WHAT TO WORK ON | Go through the data and copy every line exactly, but not the images.

DATASET CONTENT |
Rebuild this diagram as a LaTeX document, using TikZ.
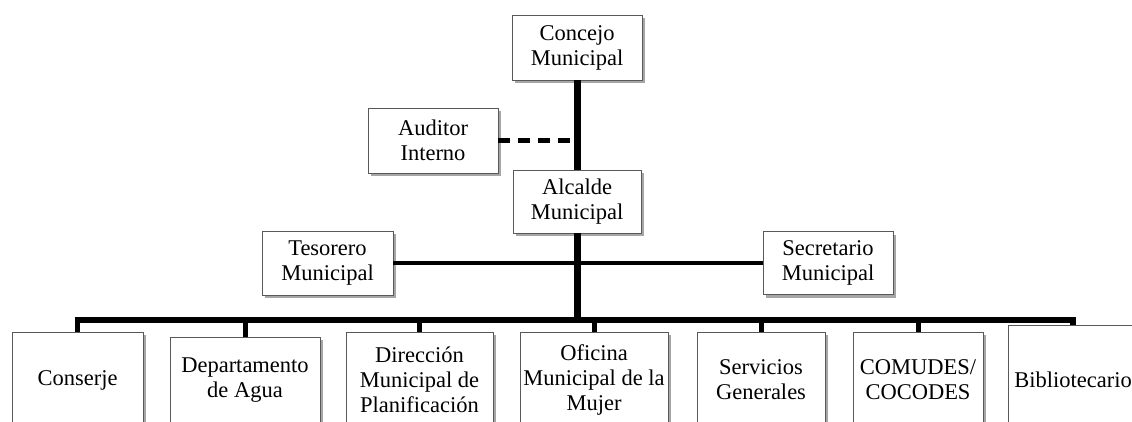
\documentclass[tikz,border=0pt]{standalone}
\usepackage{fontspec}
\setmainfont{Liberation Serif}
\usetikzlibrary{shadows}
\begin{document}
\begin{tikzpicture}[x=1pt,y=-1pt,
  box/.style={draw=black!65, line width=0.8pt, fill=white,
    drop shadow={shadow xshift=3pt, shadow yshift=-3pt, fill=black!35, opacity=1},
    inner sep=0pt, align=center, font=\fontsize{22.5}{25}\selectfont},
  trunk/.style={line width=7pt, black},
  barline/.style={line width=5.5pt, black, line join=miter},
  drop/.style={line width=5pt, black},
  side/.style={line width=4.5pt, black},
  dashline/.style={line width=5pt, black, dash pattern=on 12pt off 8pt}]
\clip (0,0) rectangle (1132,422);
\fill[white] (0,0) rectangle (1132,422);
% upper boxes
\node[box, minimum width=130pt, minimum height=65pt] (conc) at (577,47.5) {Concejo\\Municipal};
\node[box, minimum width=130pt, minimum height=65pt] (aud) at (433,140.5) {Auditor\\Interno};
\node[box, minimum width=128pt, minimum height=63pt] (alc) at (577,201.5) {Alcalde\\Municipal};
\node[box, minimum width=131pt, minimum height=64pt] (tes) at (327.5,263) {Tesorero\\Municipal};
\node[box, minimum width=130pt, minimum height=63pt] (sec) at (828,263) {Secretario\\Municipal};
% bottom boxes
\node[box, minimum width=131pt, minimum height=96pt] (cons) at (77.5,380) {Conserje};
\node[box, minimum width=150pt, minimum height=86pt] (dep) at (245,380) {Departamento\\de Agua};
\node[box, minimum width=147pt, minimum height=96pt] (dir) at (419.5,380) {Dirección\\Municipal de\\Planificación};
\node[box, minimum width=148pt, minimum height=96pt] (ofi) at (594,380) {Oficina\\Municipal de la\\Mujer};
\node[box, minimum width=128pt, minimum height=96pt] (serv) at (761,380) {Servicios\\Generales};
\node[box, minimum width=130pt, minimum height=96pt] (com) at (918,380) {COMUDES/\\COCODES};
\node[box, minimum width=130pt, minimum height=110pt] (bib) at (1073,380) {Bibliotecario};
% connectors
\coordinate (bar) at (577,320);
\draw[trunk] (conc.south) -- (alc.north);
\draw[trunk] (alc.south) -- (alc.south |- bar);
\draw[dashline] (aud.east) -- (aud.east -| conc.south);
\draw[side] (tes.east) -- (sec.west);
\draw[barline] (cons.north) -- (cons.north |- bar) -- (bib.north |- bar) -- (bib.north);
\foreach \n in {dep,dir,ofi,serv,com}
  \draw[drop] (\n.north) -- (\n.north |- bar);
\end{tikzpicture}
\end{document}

TASK RESULT |
Rebuild this diagram as a LaTeX document, using TikZ.
\documentclass[tikz,border=0pt]{standalone}
\usepackage{fontspec}
\setmainfont{Liberation Serif}
\usetikzlibrary{shadows}
\begin{document}
\begin{tikzpicture}[x=1pt,y=-1pt,
  box/.style={draw=black!65, line width=0.8pt, fill=white,
    drop shadow={shadow xshift=3pt, shadow yshift=-3pt, fill=black!35, opacity=1},
    inner sep=0pt, align=center, font=\fontsize{22.5}{25}\selectfont},
  trunk/.style={line width=7pt, black},
  barline/.style={line width=5.5pt, black, line join=miter},
  drop/.style={line width=5pt, black},
  side/.style={line width=4.5pt, black},
  dashline/.style={line width=5pt, black, dash pattern=on 12pt off 8pt}]
\clip (0,0) rectangle (1132,422);
\fill[white] (0,0) rectangle (1132,422);
% upper boxes
\node[box, minimum width=130pt, minimum height=65pt] (conc) at (577,47.5) {Concejo\\Municipal};
\node[box, minimum width=130pt, minimum height=65pt] (aud) at (433,140.5) {Auditor\\Interno};
\node[box, minimum width=128pt, minimum height=63pt] (alc) at (577,201.5) {Alcalde\\Municipal};
\node[box, minimum width=131pt, minimum height=64pt] (tes) at (327.5,263) {Tesorero\\Municipal};
\node[box, minimum width=130pt, minimum height=63pt] (sec) at (828,263) {Secretario\\Municipal};
% bottom boxes
\node[box, minimum width=131pt, minimum height=96pt] (cons) at (77.5,380) {Conserje};
\node[box, minimum width=150pt, minimum height=86pt] (dep) at (245,380) {Departamento\\de Agua};
\node[box, minimum width=147pt, minimum height=96pt] (dir) at (419.5,380) {Dirección\\Municipal de\\Planificación};
\node[box, minimum width=148pt, minimum height=96pt] (ofi) at (594,380) {Oficina\\Municipal de la\\Mujer};
\node[box, minimum width=128pt, minimum height=96pt] (serv) at (761,380) {Servicios\\Generales};
\node[box, minimum width=130pt, minimum height=96pt] (com) at (918,380) {COMUDES/\\COCODES};
\node[box, minimum width=130pt, minimum height=110pt] (bib) at (1073,380) {Bibliotecario};
% connectors
\coordinate (bar) at (577,320);
\draw[trunk] (conc.south) -- (alc.north);
\draw[trunk] (alc.south) -- (alc.south |- bar);
\draw[dashline] (aud.east) -- (aud.east -| conc.south);
\draw[side] (tes.east) -- (sec.west);
\draw[barline] (cons.north) -- (cons.north |- bar) -- (bib.north |- bar) -- (bib.north);
\foreach \n in {dep,dir,ofi,serv,com}
  \draw[drop] (\n.north) -- (\n.north |- bar);
\end{tikzpicture}
\end{document}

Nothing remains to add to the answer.